Illustration: Robin Chakraborty

In a scene from Netflix’s insufferable adaptation of Pawla Hawkins’ The Girl on The Train, an angry Parineeti Chopra tries to act out a drunk meltdown. Reflected in the mirror, the camera watches her babbling to herself, as if with the anticipation of being ravished by something stirring. “Mann karra hai usko gaaliyan dun,” Chopra oddly says, about her cheating husband in the middle of a complete breakdown. The sequence is perhaps a metaphor for the actress’s career, a narrative howler fed to someone who seems perpetually drunk on enthusiasm, unaware of the fact that certain roles could also use a lack of adrenaline and wide-eyed bleating that most take for “strong” acting. The scene is terribly mechanic and underwhelming, primarily because it is built as something iconic. The Girl on The Train is a bit of a train-wreck on many levels – choosing to adapt an overdone idea for streaming being first. But it is an even bigger disaster for being the missed opportunity that a better actor would probably have done justice to. Instead Chopra channels a college teen with the emotional complexity of someone who dumps you over WhatsApp but likes your picture on Instagram an hour later, adding yet another unremarkable and inept performance to a line long enough to now be derailed for good.

parineeti chopra girl on the train

The Girl On The Train is an even bigger disaster for being the missed opportunity that a better actor would probably have done justice to.

Netflix

Chopra arrived in Hindi cinema with a fair share of anticipation, considering her cousin, the now global star Priyanka Chopra had already broken through. To be fair, her cameo in Ladies vs Ricky Bahl and her sprightly turn in a cranky and over-the-top Ishaqzaade, weren’t that poor considering the bar for Bollywood insiders is so low. But who knew, that that would be as far as the story would go. Chopra’s career can now be traced through uneven and downright disappointing performances, almost all of them a version of the “fiery” one, or simply, the wrong one. It takes persistence to get your self-image wrong with such life-affirming consistency. So much so, you’d be forgiven to ask what made the team behind the Netflix production think she could carry the entire film, let alone play a protagonist more complex than most of her previous roles put together.

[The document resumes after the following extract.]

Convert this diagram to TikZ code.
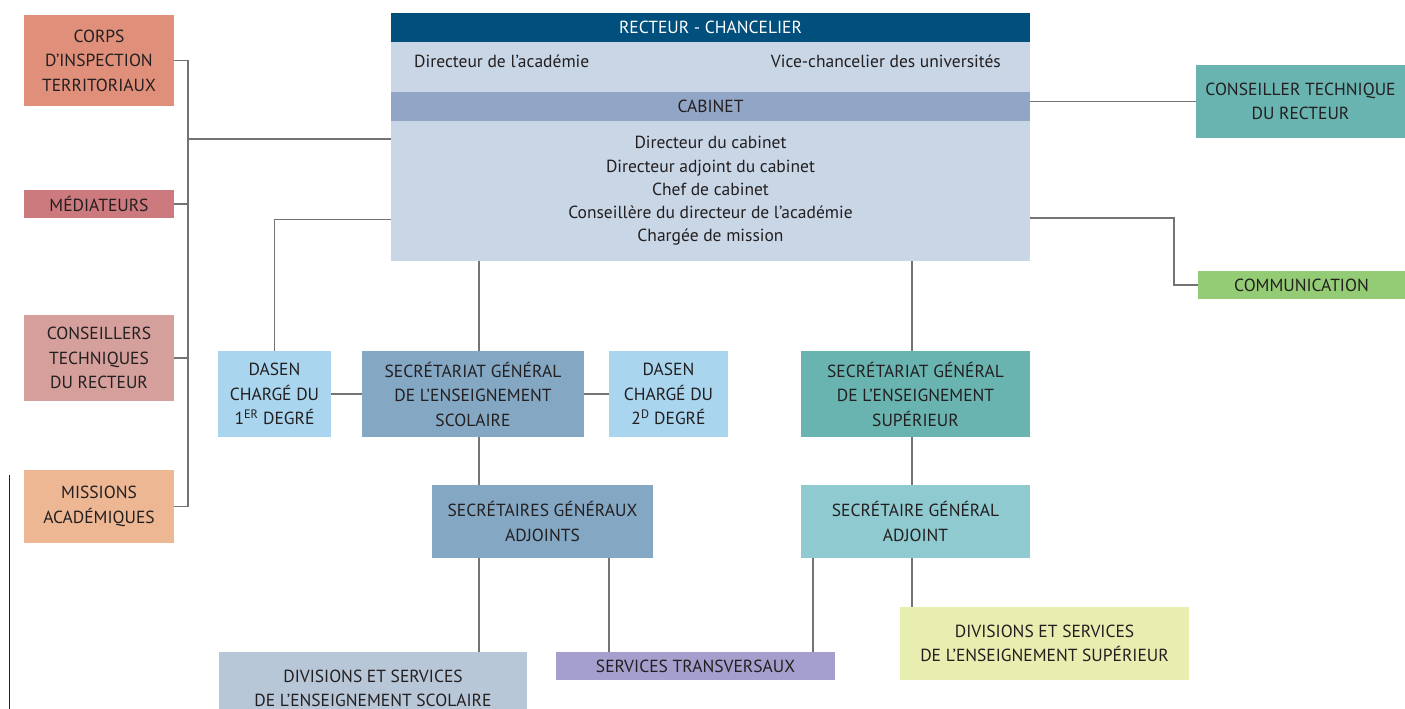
\documentclass[tikz,border=0pt]{standalone}
\usepackage{fontspec}
\setmainfont{PT Sans}
\usepackage{tikz}
\usetikzlibrary{positioning,calc}
\definecolor{bleufonce}{RGB}{0,79,124}
\definecolor{bleupale}{RGB}{200,214,230}
\definecolor{bleucab}{RGB}{145,166,198}
\definecolor{saumon}{RGB}{224,144,122}
\definecolor{rosemed}{RGB}{205,122,126}
\definecolor{roseconseil}{RGB}{213,160,156}
\definecolor{peche}{RGB}{237,183,148}
\definecolor{turquoise}{RGB}{105,180,176}
\definecolor{vert}{RGB}{147,204,116}
\definecolor{ciel}{RGB}{169,213,239}
\definecolor{bleuacier}{RGB}{132,167,196}
\definecolor{eau}{RGB}{142,202,208}
\definecolor{grisbleu}{RGB}{184,199,216}
\definecolor{lavande}{RGB}{165,159,205}
\definecolor{jaunepale}{RGB}{232,238,176}
\definecolor{encre}{RGB}{35,31,32}
\definecolor{trait}{RGB}{115,115,115}

\begin{document}
\begin{tikzpicture}[x=1pt,y=-1pt,
  boite/.style={rectangle,inner sep=0pt,align=center,text=encre,
    font=\fontsize{17.5}{24.5}\selectfont},
  taille/.style 2 args={minimum width=#1,minimum height=#2},
  lien/.style={draw=trait,line width=1.2pt}]
\useasboundingbox (0,0) rectangle (1405,709);

% Colonne de gauche
\node[boite,fill=saumon,taille={150pt}{91pt}] (corps) at (99,60.5) {CORPS\\D’INSPECTION\\TERRITORIAUX};
\node[boite,fill=rosemed,taille={150pt}{28pt}] (mediateurs) at (99,204) {MÉDIATEURS};
\node[boite,fill=roseconseil,taille={150pt}{86pt}] (conseillers) at (99,358) {CONSEILLERS\\TECHNIQUES\\DU RECTEUR};
\node[boite,fill=peche,taille={150pt}{73pt}] (missions) at (99,506.5) {MISSIONS\\ACADÉMIQUES};

% Bloc central
\node[boite,fill=bleufonce,text=white,taille={639pt}{29pt}] (recteur) at (710.5,27.5) {RECTEUR - CHANCELIER};
\node[boite,fill=bleupale,taille={639pt}{50pt}] (titres) at (710.5,67) {};
\node[boite,anchor=west] (directeur) at (414,61) {Directeur de l’académie};
\node[boite,anchor=east] (vice) at (1001,61) {Vice-chancelier des universités};
\node[boite,fill=bleucab,taille={639pt}{29pt}] (cabinet) at (710.5,106.5) {CABINET};
\node[boite,fill=bleupale,taille={639pt}{140pt},font=\fontsize{17.5}{23.3}\selectfont] (cabbody) at (710.5,191)
  {Directeur du cabinet\\Directeur adjoint du cabinet\\Chef de cabinet\\Conseillère du directeur de l’académie\\Chargée de mission};

% Droite
\node[boite,fill=turquoise,taille={209pt}{73pt}] (ctr) at (1300.5,101.5) {CONSEILLER TECHNIQUE\\DU RECTEUR};
\node[boite,fill=vert,taille={207pt}{28pt}] (comm) at (1301.5,285) {COMMUNICATION};

% Secretariats
\node[boite,fill=ciel,taille={113pt}{86pt}] (dasen1) at (274.5,394) {DASEN\\CHARGÉ DU\\1\textsuperscript{ER} DEGRÉ};
\node[boite,fill=bleuacier,taille={222pt}{86pt}] (sgscol) at (473,394) {SECRÉTARIAT GÉNÉRAL\\DE L’ENSEIGNEMENT\\SCOLAIRE};
\node[boite,fill=ciel,taille={119pt}{86pt}] (dasen2) at (668.5,394) {DASEN\\CHARGÉ DU\\2\textsuperscript{D} DEGRÉ};
\node[boite,fill=turquoise,taille={229pt}{86pt}] (sgsup) at (915.5,394) {SECRÉTARIAT GÉNÉRAL\\DE L’ENSEIGNEMENT\\SUPÉRIEUR};
\node[boite,fill=bleuacier,taille={221pt}{73pt}] (sgadj) at (542.5,521.5) {SECRÉTAIRES GÉNÉRAUX\\ADJOINTS};
\node[boite,fill=eau,taille={229pt}{73pt}] (sga) at (915.5,521.5) {SECRÉTAIRE GÉNÉRAL\\ADJOINT};

% Divisions et services
\node[boite,fill=grisbleu,taille={308pt}{73pt}] (divscol) at (373,688.5) {DIVISIONS ET SERVICES\\DE L’ENSEIGNEMENT SCOLAIRE};
\node[boite,fill=lavande,taille={279pt}{28pt}] (transv) at (695.5,666) {SERVICES TRANSVERSAUX};
\node[boite,fill=jaunepale,taille={289pt}{73pt}] (divsup) at (1044.5,643.5) {DIVISIONS ET SERVICES\\DE L’ENSEIGNEMENT SUPÉRIEUR};

% Liaisons
\coordinate (bus) at (188,139);
\coordinate (coude) at (1174,218);
\coordinate (axeS) at (479,0);
\coordinate (axeU) at (912,0);
\coordinate (axeT1) at (609,0);
\coordinate (axeT2) at (813,0);
\draw[lien] (corps.east) -| (bus) |- (missions.east);
\draw[lien] (mediateurs.east) -- (mediateurs.east -| bus);
\draw[lien] (conseillers.east) -- (conseillers.east -| bus);
\draw[lien] (bus) -- (bus -| cabbody.west);
\draw[lien] (dasen1.north) |- ([yshift=42pt]cabbody.south west);
\draw[lien] (ctr.west) -- (ctr.west -| cabbody.east);
\draw[lien] (coude -| cabbody.east) -- (coude) |- (comm.west);
\draw[lien] (dasen1.east) -- (sgscol.west);
\draw[lien] (sgscol.east) -- (dasen2.west);
\draw[lien] (axeS |- cabbody.south) -- (axeS |- sgscol.north);
\draw[lien] (axeS |- sgscol.south) -- (axeS |- sgadj.north);
\draw[lien] (axeS |- sgadj.south) -- (axeS |- divscol.north);
\draw[lien] (axeU |- cabbody.south) -- (axeU |- sgsup.north);
\draw[lien] (axeU |- sgsup.south) -- (axeU |- sga.north);
\draw[lien] (axeU |- sga.south) -- (axeU |- divsup.north);
\draw[lien] (axeT1 |- sgadj.south) -- (axeT1 |- transv.north);
\draw[lien] (axeT2 |- sga.south) -- (axeT2 |- transv.north);

% Trait isole en marge
\draw[encre,line width=1pt] (9,475) -- (9,709);
\end{tikzpicture}
\end{document}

Over the last decade or so, Chopra has flitted around like a bug casually flying between film sets, her films failing and frothing at the gates with a distinct lack of taste or tact. The critics, or at least people with a thing for good cinema, definitely haven’t taken to her. But neither have the masses, the ones who are willing to join in for the sake of a dance number at times. Clearly, Chopra possesses neither skill, in abundance or to a marketable magnitude. A prevalent theory that I’ve often heard in this context is that Chopra is “too pretty, too dreamy” to essay the kind of gritty roles that simply can’t be pulled off with the gimmick of foregoing make-up. While there might be some truth to this theory, Chopra has also shown startling consistency in choosing the outdated over the fresh and the new. To which effect even her debut on a streaming giant is pillared on the 90s trope imitating an international hit poorly; subsequently, making her a theatre-size flop on a phone-sized screen.

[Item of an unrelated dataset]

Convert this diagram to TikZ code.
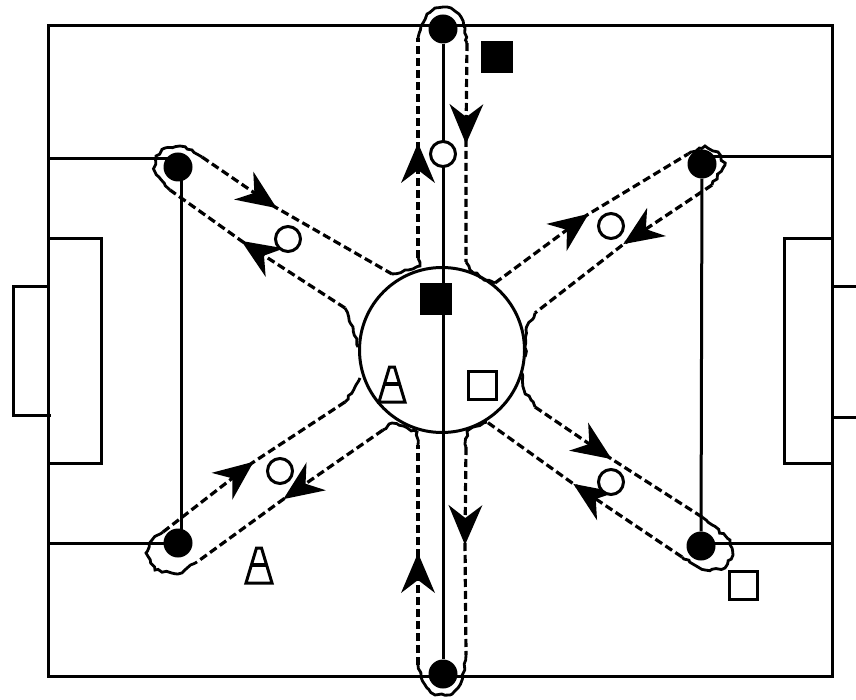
\documentclass[tikz,border=0pt]{standalone}
\usetikzlibrary{decorations.pathmorphing}
\tikzset{
    flowhead/.pic={\fill (2,0) -- (-38,17) -- (-25,0) -- (-38,-17) -- cycle;},
    fieldline/.style={line width=3pt},
    runline/.style={line width=3.2pt, dash pattern=on 8pt off 4pt},
    roughline/.style={line width=2.8pt, decorate, decoration={random steps,segment length=4pt,amplitude=1.3pt}},
    player/.style={circle, fill=black, minimum size=29pt, inner sep=0pt},
    marker/.style={circle, draw, fill=white, line width=3pt, minimum size=25pt, inner sep=0pt},
    blackbox/.style={rectangle, fill=black, minimum size=32pt, inner sep=0pt},
    whitebox/.style={rectangle, draw, fill=white, line width=3pt, minimum size=28pt, inner sep=0pt},
    trainingcone/.pic={
        \draw[line width=3pt, line join=miter] (-13,18) -- (-2.5,-17) -- (2.5,-17) -- (13,18) -- cycle;
        \draw[line width=3.5pt] (-8,0) -- (8,0);
    }
}
\begin{document}
\begin{tikzpicture}[x=1pt,y=-1pt]
    \useasboundingbox (0,0) rectangle (856,700);
    \pgfmathsetseed{11}
    % pitch
    \draw[fieldline] (48,26) rectangle (832,676);
    \draw[fieldline] (48,159) -- (178,159);
    \draw[fieldline] (48,543) -- (178,543);
    \draw[fieldline] (702,157) -- (832,157);
    \draw[fieldline] (701,543) -- (832,543);
    \draw[fieldline] (48,239) -- (101,239) -- (101,463) -- (48,463);
    \draw[fieldline] (832,239) -- (784,239) -- (784,463) -- (832,463);
    \draw[fieldline] (48,287) -- (13,287) -- (13,415) -- (51,415);
    \draw[fieldline] (856,287) -- (832,287);
    \draw[fieldline] (856,417) -- (832,417);
    \node[circle, draw, line width=3pt, minimum size=165pt, inner sep=0pt] (centre) at (442,350) {};
    % players
    \node[player] (top) at (443,29) {};
    \node[player] (bottom) at (443,674) {};
    \node[player] (topleft) at (178,167) {};
    \node[player] (topright) at (702,164) {};
    \node[player] (botleft) at (178,543) {};
    \node[player] (botright) at (701,546) {};
    \draw[fieldline] (top) -- (bottom);
    \draw[fieldline] ([xshift=3pt]topleft.center) -- ([xshift=3pt]botleft.center);
    \draw[fieldline] (topright) -- (botright);
    % turning points and arrow ends of the runs
    \foreach \name/\x/\y in {
        ta/418/258, tb/418/145, tc/418/38, td/467/43, te/466/142, tf/466/262,
        ba/418/665, bb/418/555, bc/418/445, bd/466/447, be/465/543, bf/466/655,
        la/392/274, lb/275/207, lc/202/157, ld/170/190, le/243/242, lf/345/308,
        ra/495/283, rb/587/215, rc/688/154, rd/712/185, re/625/243, rf/535/313,
        va/345/402, vb/252/463, vc/163/532, vd/197/562, ve/285/498, vf/383/430,
        wa/535/407, wb/610/458, wc/702/517, wd/682/557, we/575/485, wf/487/422}
        \coordinate (\name) at (\x,\y);
    % top run
    \draw[runline] (ta) -- (tb) pic[pos=1,sloped,allow upside down] {flowhead} -- (tc);
    \draw[roughline] (tc) -- (421,26) -- (427,14) -- (435,8) -- (451,8) -- (459,14) -- (465,28) -- (td);
    \draw[runline] (td) -- (te) pic[pos=1,sloped,allow upside down] {flowhead} -- (tf);
    % bottom run
    \draw[runline] (ba) -- (bb) pic[pos=1,sloped,allow upside down] {flowhead} -- (bc);
    \draw[runline] (bd) -- (be) pic[pos=1,sloped,allow upside down] {flowhead} -- (bf);
    \draw[roughline] (bf) -- (463,677) -- (458,688) -- (450,695) -- (435,695) -- (427,688) -- (421,677) -- (ba);
    % top left run
    \draw[runline] (lc) -- (lb) pic[pos=1,sloped,allow upside down] {flowhead} -- (la);
    \draw[roughline] (lc) -- (192,150) -- (180,146) -- (165,148) -- (156,156) -- (154,170) -- (ld);
    \draw[runline] (lf) -- (le) pic[pos=1,sloped,allow upside down] {flowhead} -- (ld);
    % top right run
    \draw[runline] (ra) -- (rb) pic[pos=1,sloped,allow upside down] {flowhead} -- (rc);
    \draw[roughline] (rc) -- (705,146) -- (718,152) -- (725,165) -- (rd);
    \draw[runline] (rd) -- (re) pic[pos=1,sloped,allow upside down] {flowhead} -- (rf);
    % bottom left run
    \draw[runline] (vc) -- (vb) pic[pos=1,sloped,allow upside down] {flowhead} -- (va);
    \draw[roughline] (vc) -- (152,540) -- (146,553) -- (155,570) -- (178,574) -- (vd);
    \draw[runline] (vf) -- (ve) pic[pos=1,sloped,allow upside down] {flowhead} -- (vd);
    % bottom right run
    \draw[runline] (wa) -- (wb) pic[pos=1,sloped,allow upside down] {flowhead} -- (wc);
    \draw[roughline] (wc) -- (730,540) -- (733,555) -- (725,568) -- (705,570) -- (wd);
    \draw[runline] (wd) -- (we) pic[pos=1,sloped,allow upside down] {flowhead} -- (wf);
    % rough bits along the centre circle
    \draw[roughline] (la) -- (405,270) -- (420,266) -- (ta);
    \draw[roughline] (tf) -- (470,270) -- (482,278) -- (ra);
    \draw[roughline] (rf) -- (526,330) -- (525,357);
    \draw[roughline] (522,373) -- (524,390) -- (wa);
    \draw[roughline] (wf) -- (467,431) -- (bd);
    \draw[roughline] (vf) -- (392,423) -- (417,432) -- (bc);
    \draw[roughline] (va) -- (356,385) -- (360,378);
    \draw[roughline] (358,347) -- (353,327) -- (lf);
    % markers
    \node[marker] (markertop) at (443,154) {};
    \node[marker] (markerleft) at (288,239) {};
    \node[marker] (markerright) at (611,226) {};
    \node[marker] (markerlow) at (280,471) {};
    \node[marker] (markerdown) at (611,482) {};
    \node[blackbox] (boxa) at (497,57) {};
    \node[blackbox] (boxb) at (436,299) {};
    \node[whitebox] (boxc) at (482,385) {};
    \node[whitebox] (boxd) at (743,585) {};
    \pic at (392,384) {trainingcone};
    \pic at (259,565) {trainingcone};
\end{tikzpicture}
\end{document}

For her sake, Chopra does seem to try. In Shuddh Desi Romance, she brought breezy energy to the role of Gayatri, a woman trying to junk social stigmas in the search for love. For Meri Pyari Bindu, she brought churlish but earnest grace to the role of a woman chasing a dream. In Kesari, she did what was asked. But that is about it. Strangely enough, she often finds herself cast alongside equally inept actors like Siddharth Malhotra, Arjun Kapoor, and Aditya Roy Kapoor. It almost sounds like a sick joke, someone’s idea of a life-sized prank. To pit horrendous actors against each other in a race to the bottom of the mountain, we otherwise know as acting. Chopra’s films with Malhotra, especially, are so poor they ought to first sit for an entrance exam to qualify for a mention here. Both Hasee Toh Phasee and Jabariya Jodi would make for fine instruments of torture.

Because Hindi cinema is the way it is, chances are the industry will continue to give Chopra more films in an attempt to either spark in her some recently incepted talent or to agreeably just rotate the mill that needs to turn for the sake of egos, networks and favours owed. Next on the block is a Saina Nehwal biopic, titled Sania, and a return to a casting deadlock with Arjun Kapoor that Chopra can’t seem to free herself off with Sandeep Aur Pinky Faraar. The former sounds precarious, given social media is already fact-checking an incorrect serve on the poster. That’s not it. Chopra’s singular line from the teaser goes, “Samne koi bhi ho, main toh bas mar dungi.” It warns of another gung-ho outing where Chopra gets to be all tongue and ears, and rarely the eyes, the body or the desperate void that is forced to hold her ineptitude up to the camera. Regardless of what might be the reason behind this continued barrage of undeserved opportunities (I’m pretending hard here), Chopra, at this point, doesn’t even need to compete with better actors of her generation like Alia Bhatt and Deepika Padukone. All she has to do is clear her own low bar to – at least in the public eye – merit the work she receives unabated. Or else we are better off with this girl, simply getting off the train. For this journey might not be for her after all.